5) Rabies vaccine  – this vaccine is given to prevent infection with the rabies virus.  The rabies virus is eventually transmitted through all bodily secretions/fluids of an infected mammal.  Rabies virus is most often found in wild life.  Commonly infected wild animals include:  bats, skunks, raccoons, foxes and coyotes .  The typical route of infection is through a bite wound that penetrates into another animal’s or human’s tissues.  Infection through contamination of bodily fluids into open wounds and mucous membranes such as the mouth rarely occurs.   Once the virus enters the body it may take days to many months, and even up to a year,  before symptoms begin.  Symptoms may include changes in behavior, subtle neurological symptoms, chewing or licking at the site of the initial bite wound, disorientation, seizures, weakness, paralysis, changes in the tone of the bark/meow, labored breathing, coma and death.  Syptoms occur over 3 to 7 days and is ALWAYS fatal.   There are no diagnostic tests for infected live animals and no effective treatment.  PREVENTION is the only option.

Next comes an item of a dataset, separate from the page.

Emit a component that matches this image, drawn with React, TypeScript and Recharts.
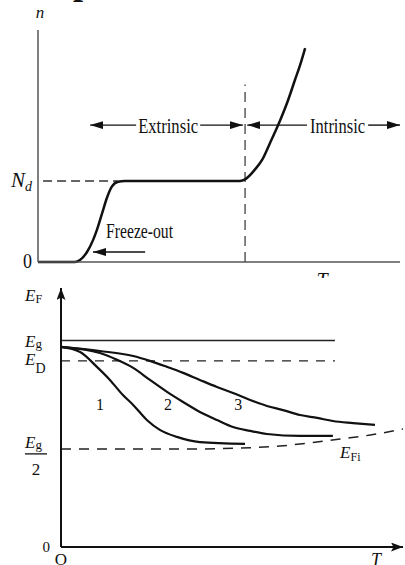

The Need for a Series of Vaccinations

When the kitten nurses on its mother, it receives a temporary form of immunity through its mother’s milk.  This immunity is in the form of proteins called antibodies.  For about 24-48 hours after birth, the puppy’s intestine absorbs these antibodies directly into the blood stream.  This immunity is of benefit during the first several weeks of the puppy’s life, but at some point, this immunity fails and the puppy is left with no additional immunity.  Each puppy must then be able to make its own long-lasting immunity.  Vaccinations are used for this purpose, to stimulate the immune system into generating it’s own protective amount of antibodies.   As long as the mother’s antibodies are present they will interfere with the vaccination’s ability to stimulate the puppy’s immune system.    Many factors determine when the puppy will be able to respond to the vaccinations.  These include the level of immunity in the mother dog, how much antibody has been absorbed, and the number of vaccines given to the puppy.  Therefore, a series of vaccinations is required to ensure that each puppy produces an appropriate amount of antibodies.  A single vaccination, even if effective, is not likely to stimulate the long-term immunity that is so important.